- Я же говорил, сто тридцать восемь
сантиметров! У меня глаз-алмаз, меня не проведешь. У тебя сколько
было? Сто тридцать семь? Вот видишь! – торжествующе закончил
он.
Тут в коридоре зашумела очередная
партия пришедших на тренировку ребят. Саныч шутро отпер дверь и
картинным жестом распахнул ее передо мной.
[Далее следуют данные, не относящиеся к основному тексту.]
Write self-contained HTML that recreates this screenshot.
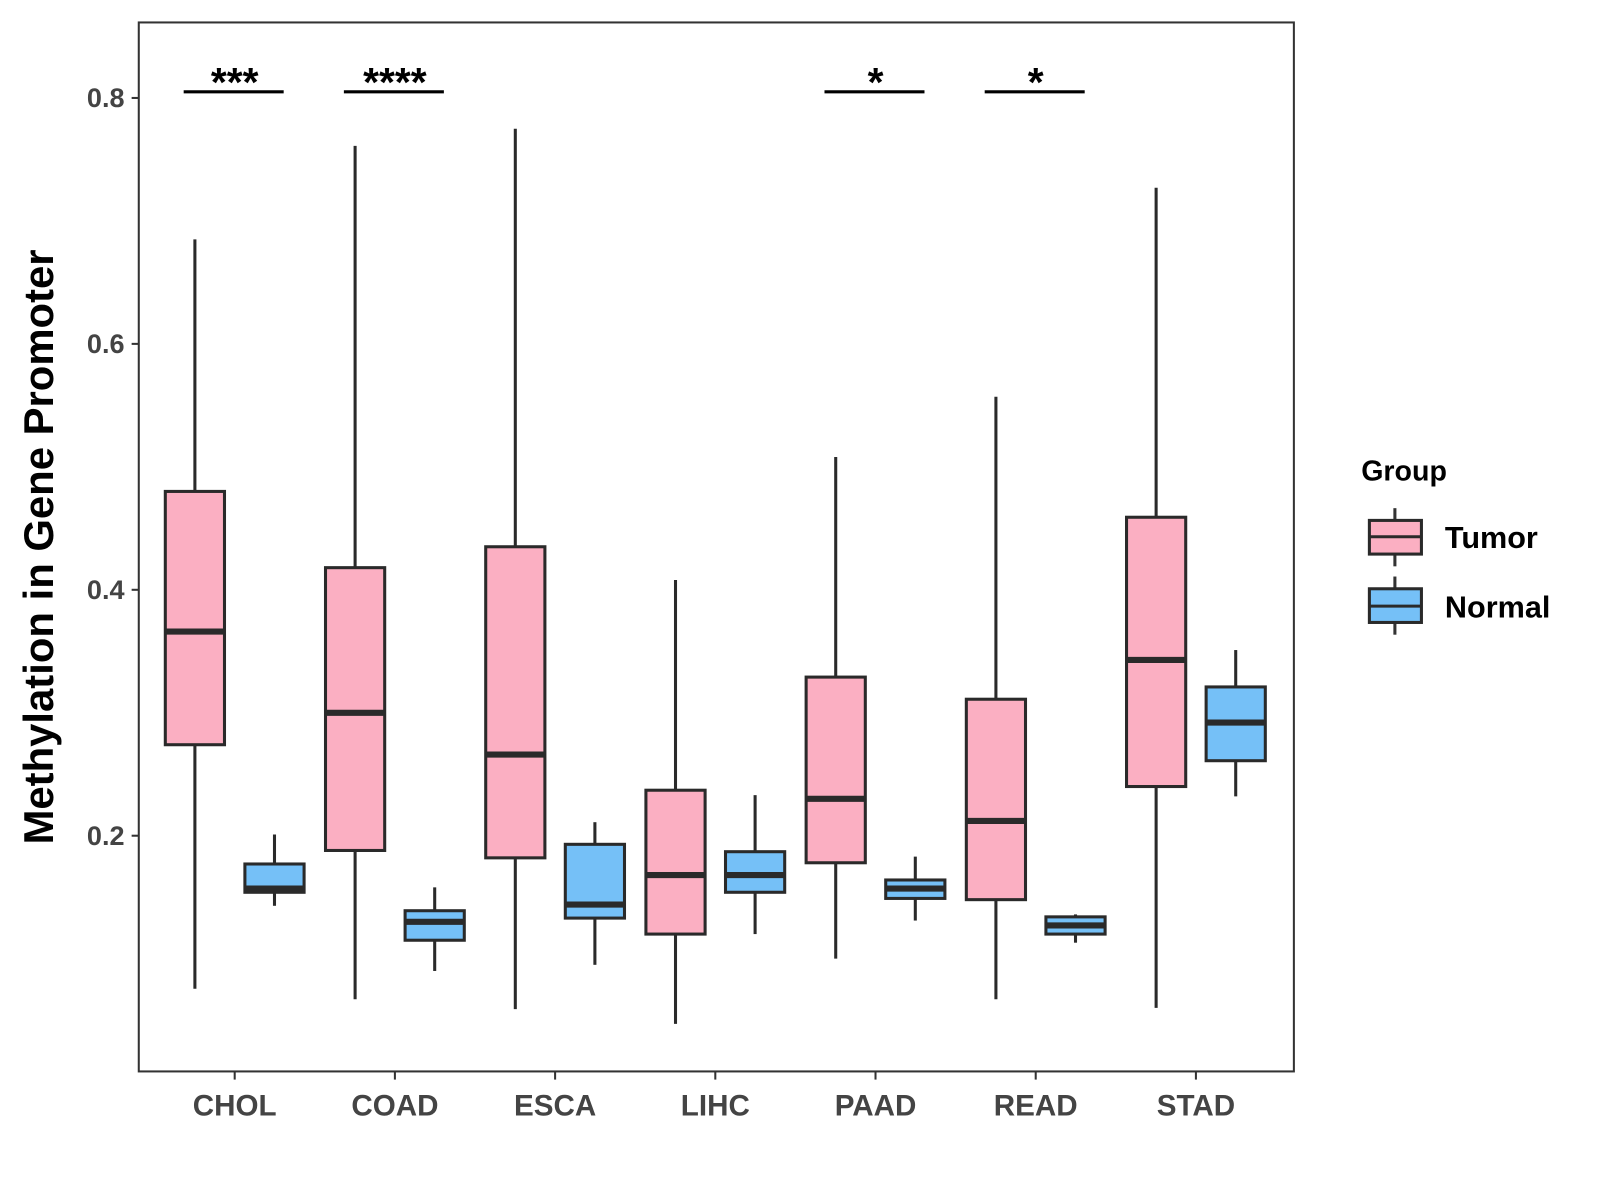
<!DOCTYPE html>
<html><head><meta charset="utf-8"><style>html,body{margin:0;padding:0;background:#fff}svg{display:block}text{font-family:"Liberation Sans",Arial,sans-serif;font-weight:bold}</style></head>
<body>
<svg id="chart" width="1600" height="1200" viewBox="0 0 1568 1176" xmlns="http://www.w3.org/2000/svg">
<rect x="0" y="0" width="1568" height="1176" fill="#fff"/>
<rect x="136" y="22" width="1132" height="1028" fill="none" stroke="#333" stroke-width="2"/>
<g id="yaxis"></g>
<g id="xaxis"></g>
<g id="boxes"></g>
<g id="sig"></g>
<text x="52" y="536" font-size="41" fill="#000" text-anchor="middle" transform="rotate(-90 52 536)">Methylation in Gene Promoter</text>
<g>
<text x="1334" y="471" font-size="28" fill="#000">Group</text>
<g>
<line x1="1367" y1="498" x2="1367" y2="555" stroke="#333" stroke-width="3"/>
<rect x="1342" y="510" width="51" height="33" fill="#FBAFC2" stroke="#2a2a2a" stroke-width="3"/>
<line x1="1342" y1="526" x2="1393" y2="526" stroke="#2a2a2a" stroke-width="3"/>
<text x="1416" y="537" font-size="30" fill="#000">Tumor</text>
</g>
<g>
<line x1="1367" y1="565" x2="1367" y2="622" stroke="#333" stroke-width="3"/>
<rect x="1342" y="577" width="51" height="33" fill="#75C0F7" stroke="#2a2a2a" stroke-width="3"/>
<line x1="1342" y1="594" x2="1393" y2="594" stroke="#2a2a2a" stroke-width="3"/>
<text x="1416" y="605" font-size="30" fill="#000">Normal</text>
</g>
</g>
</svg>
<script>
const categories = ["CHOL","COAD","ESCA","LIHC","PAAD","READ","STAD"];
// [low, q1, median, q3, high]
const tumorStats = [
 [0.0755,0.274,0.366,0.480,0.685],
 [0.067,0.188,0.300,0.418,0.761],
 [0.059,0.182,0.266,0.435,0.775],
 [0.047,0.120,0.168,0.237,0.408],
 [0.100,0.178,0.230,0.329,0.508],
 [0.067,0.148,0.212,0.311,0.557],
 [0.060,0.240,0.343,0.459,0.727]
];
const normalStats = [
 [0.143,0.154,0.157,0.177,0.201],
 [0.090,0.115,0.130,0.139,0.158],
 [0.095,0.133,0.144,0.193,0.211],
 [0.120,0.154,0.168,0.187,0.233],
 [0.131,0.149,0.157,0.164,0.183],
 [0.113,0.120,0.127,0.134,0.136],
 [0.232,0.261,0.292,0.321,0.351]
];
const yTicks = [0.2,0.4,0.6,0.8];
const sigLabels = ["***","****","","","*","*",""];
const sigY = 0.805;

const NS="http://www.w3.org/2000/svg";
const yScale = v => 1060 - v*1205;
const xScale = i => 230 + i*157;
function mk(tag, attrs, parent){const e=document.createElementNS(NS,tag);for(const k in attrs)e.setAttribute(k,attrs[k]);parent.appendChild(e);return e;}
const yaxis=document.getElementById('yaxis'), xaxis=document.getElementById('xaxis'), boxes=document.getElementById('boxes'), sig=document.getElementById('sig');
yTicks.forEach(t=>{
  const y=yScale(t);
  const l=mk('line',{x1:129,x2:136,y1:y,y2:y,stroke:'#333','stroke-width':2},yaxis);
  
  
  const tx=mk('text',{x:122,y:y+9,'font-size':26.5,fill:'#444','text-anchor':'end'},yaxis);
  tx.textContent=t.toFixed(1);
  
  
});
categories.forEach((c,i)=>{
  const x=xScale(i);
  const l=mk('line',{x1:x,x2:x,y1:1050,y2:1058,stroke:'#333','stroke-width':2},xaxis);
  
  
  const tx=mk('text',{x:x,y:1093,'font-size':29,fill:'#444','text-anchor':'middle'},xaxis);
  tx.textContent=c;
  
  
});
function drawBox(s, cx, fill, name){
  const g=mk('g',{},boxes);
  
  
  const w=29;
  mk('line',{x1:cx,x2:cx,y1:yScale(s[4]),y2:yScale(s[3]),stroke:'#2a2a2a','stroke-width':3},g);
  mk('line',{x1:cx,x2:cx,y1:yScale(s[1]),y2:yScale(s[0]),stroke:'#2a2a2a','stroke-width':3},g);
  mk('rect',{x:cx-w,y:yScale(s[3]),width:2*w,height:yScale(s[1])-yScale(s[3]),fill:fill,stroke:'#2a2a2a','stroke-width':3},g);
  mk('line',{x1:cx-w,x2:cx+w,y1:yScale(s[2]),y2:yScale(s[2]),stroke:'#2a2a2a','stroke-width':6},g);
}
categories.forEach((c,i)=>{
  drawBox(tumorStats[i], xScale(i)-39, '#FBAFC2', 'box-tumor-'+c.toLowerCase());
  drawBox(normalStats[i], xScale(i)+39, '#75C0F7', 'box-normal-'+c.toLowerCase());
  if(sigLabels[i]){
    const y=yScale(sigY);
    const l=mk('line',{x1:xScale(i)-50,x2:xScale(i)+48,y1:y,y2:y,stroke:'#000','stroke-width':3},sig);
    
    
    const t=mk('text',{x:xScale(i),y:y+4,'font-size':40,fill:'#000','text-anchor':'middle'},sig);
    t.textContent=sigLabels[i];
    
    
  }
});
</script>
</body></html>
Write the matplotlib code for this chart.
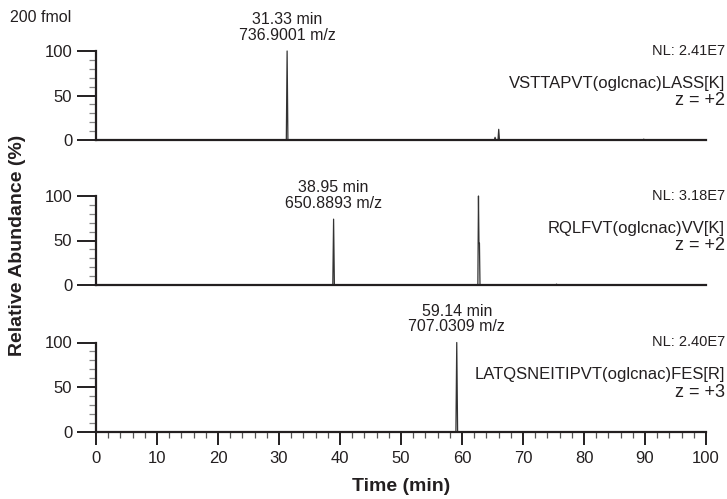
import matplotlib
matplotlib.use('Agg')
import matplotlib.pyplot as plt
from matplotlib.ticker import MultipleLocator

plt.rcParams['font.family'] = ['Liberation Sans Narrow', 'Liberation Sans', 'DejaVu Sans']

# chromatogram traces (time in min, relative abundance in %)
t1 = [0, 31.20, 31.33, 31.46, 65.30, 65.42, 65.55, 65.90, 66.02, 66.14, 89.70, 89.80, 89.90, 100]
i1 = [0, 0, 100, 0, 0, 3, 0, 0, 12, 0, 0, 1, 0, 0]
t2 = [0, 38.82, 38.95, 39.08, 62.60, 62.70, 62.78, 62.86, 62.95, 75.40, 75.50, 75.60, 100]
i2 = [0, 0, 74, 0, 0, 100, 47, 47, 0, 0, 1, 0, 0]
t3 = [0, 59.00, 59.14, 59.28, 100]
i3 = [0, 0, 100, 0, 0]

peak_times = [31.33, 38.95, 59.14]
peak_heights = [100, 74, 100]
peak_mz = ['736.9001', '650.8893', '707.0309']
nl_values = ['2.41E7', '3.18E7', '2.40E7']
peptides = ['VSTTAPVT(oglcnac)LASS[K]', 'RQLFVT(oglcnac)VV[K]', 'LATQSNEITIPVT(oglcnac)FES[R]']
charges = ['+2', '+2', '+3']

W, H = 727, 499
fig = plt.figure(figsize=(W / 100, H / 100), dpi=100)

# panel pixel extents: (top of 100, bottom at 0)
panel_px = [(51, 140), (196, 285), (342.5, 432)]
left, right = 96, 706
dark = '#231f20'
traces = [(t1, i1), (t2, i2), (t3, i3)]
txt_x = (725 - left) / (right - left)

for k, ((top, bot), (t, inten)) in enumerate(zip(panel_px, traces)):
    ax = fig.add_axes([left / W, 1 - bot / H, (right - left) / W, (bot - top) / H])
    ax.plot(t, inten, color='#333333', lw=0.9, clip_on=False)
    ax.set_xlim(0, 100)
    ax.set_ylim(0, 100)
    for s in ['top', 'right']:
        ax.spines[s].set_visible(False)
    for s in ['left', 'bottom']:
        ax.spines[s].set_color(dark)
        ax.spines[s].set_linewidth(1.6)
    ax.yaxis.set_major_locator(MultipleLocator(50))
    ax.yaxis.set_minor_locator(MultipleLocator(10))
    ax.tick_params(axis='y', which='major', length=14, width=1.4, color=dark,
                   labelsize=12, pad=3, labelcolor=dark)
    ax.tick_params(axis='y', which='minor', length=5, width=0.9, color='#888888')
    if k < 2:
        ax.tick_params(axis='x', which='both', bottom=False, labelbottom=False)
    else:
        ax.xaxis.set_major_locator(MultipleLocator(10))
        ax.xaxis.set_minor_locator(MultipleLocator(2))
        ax.tick_params(axis='x', which='major', length=9, width=1.4, color=dark,
                       labelsize=12, pad=5, labelcolor=dark)
        ax.tick_params(axis='x', which='minor', length=4, width=0.9, color='#555555')
        ax.set_xlabel('Time (min)', fontsize=14, fontweight='bold', color=dark, labelpad=8)

    # peak annotation
    ax.annotate(f'{peak_times[k]:.2f} min\n{peak_mz[k]} m/z',
                xy=(peak_times[k], peak_heights[k]), xytext=(0, 6),
                textcoords='offset points', ha='center', va='bottom',
                fontsize=11.5, color=dark, linespacing=1.05, annotation_clip=False)
    ax.text(txt_x, 1.0, f'NL: {nl_values[k]}', transform=ax.transAxes,
            ha='right', va='center', fontsize=10.5, color=dark)
    ax.text(txt_x, 0.64, peptides[k], transform=ax.transAxes,
            ha='right', va='center', fontsize=12, color=dark)
    ax.text(txt_x, 0.44, f'z = {charges[k]}', transform=ax.transAxes,
            ha='right', va='center', fontsize=13, color=dark)

fig.text(10 / W, 1 - 18 / H, '200 fmol', ha='left', va='center', fontsize=11.5, color=dark)
fig.text(18 / W, 1 - 245 / H, 'Relative Abundance (%)', rotation=90, ha='center',
         va='center', fontsize=14, fontweight='bold', color=dark)

fig.savefig('out.png', dpi=100)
- Ну все, вали домой, у меня сейчас
будет множество неотложных дел.
Я не стала возражать, и, выскочив из
подвала, побрела домой. Меня снова одолели мысли. На этот раз не
про сны, и не про кинжалы. Про мой рост.
Саныч ошибиться не мог, я
действительно стала выше на сантиметр. Может, кому это покажется
фигней, но только мне, на минуточку, двадцать три года. У
большинства женщин рост прекращается в двадцать один. А мои сто
тридцать семь сантиметров были зафиксированы в семнадцать. Вы
понимаете, что это означает? Я за последние шесть лет не прибавила
в росте ни даже доли миллиметра, а тут вдруг раз – и целый
сантиметр в плюс! Чем не повод порадоваться и устроить себе
праздник? Вот только у меня где-то глубоко внутри жило ощущение,
что это все не просто так, что моя прибавка в росте, она тоже
как-то связана с моими снами, которые вовсе не сны.
В детстве я отчаянно мечтала вырасти.
Стать большой-большой, выше крыши, дорасти до самого неба. А
сейчас, когда я вот уже шесть лет такая, какая есть – что будет,
если я вдруг вырасту – не до неба, конечно, но хотя бы до среднего
женского роста в сто шестьдесят пять сантиметров? Гардероб – это
фигня. Один умный человек как-то сказал: если проблема решается
деньгами, то это не проблема, а затраты. А проблема состоит вот в
чем: как люди, привыкшие видеть меня ростом с малолетнего ребенка,
примут тот факт, что я стала большой? Ведь везде, во всех метриках,
во всех документах указаны мой рост и вес. И как я буду доказывать,
что я это я? А паспорт? Неужели вы думаете, что при таком изменении
роста нисколько не поменяется лицо и голос? Да, я ужасно рада, что
пусть и на малюсенький сантиметрик, но подросла. Но мысли о
возможных проблемах эту мою радость изничтожали на корню.
Загруженная мыслями, я топала по
двору, совершенно забыв о местной шпане. И, конечно же, вляпалась.
Выдернул меня из моих сумбурных размышлений чей-то тоненький писк.
Я остановилась, подняла голову и увидела картинку: на лавочках
эстрады с гитарой на коленях восседал, сверкая золотой фиксой,
Олежек. Вокруг него расселись несколько шестерок. А на небольшом
пятачке между лавочками отчаянно метался абсолютно черный котенок.
Он давно бы уже удрал, но каждый раз кто-нибудь из кодлы отпинывал
его обратно, в центр пятачка. Котенок – не старше двух месяцев – с
пронзительным писком кубарем катился по земле, там вставал на лапки
и, припав к земле, затравленно озирался по сторонам, выискивая, в
какую сторону можно безопасно удрать. Но как только он в очередной
раз бросался наутек, очередной пинок возвращал его в исходное
положение. Вся компания радостно ржала, наблюдая страдания
детеныша. Я нисколько не сомневалась в том, что как только Олежеку
развлечение надоест, он просто и без затей пинанет котенка в полную
силу, и вся гоп-компания еще раз поржет – мол, низко пошел, к
дождю. А потом придумают новую забаву.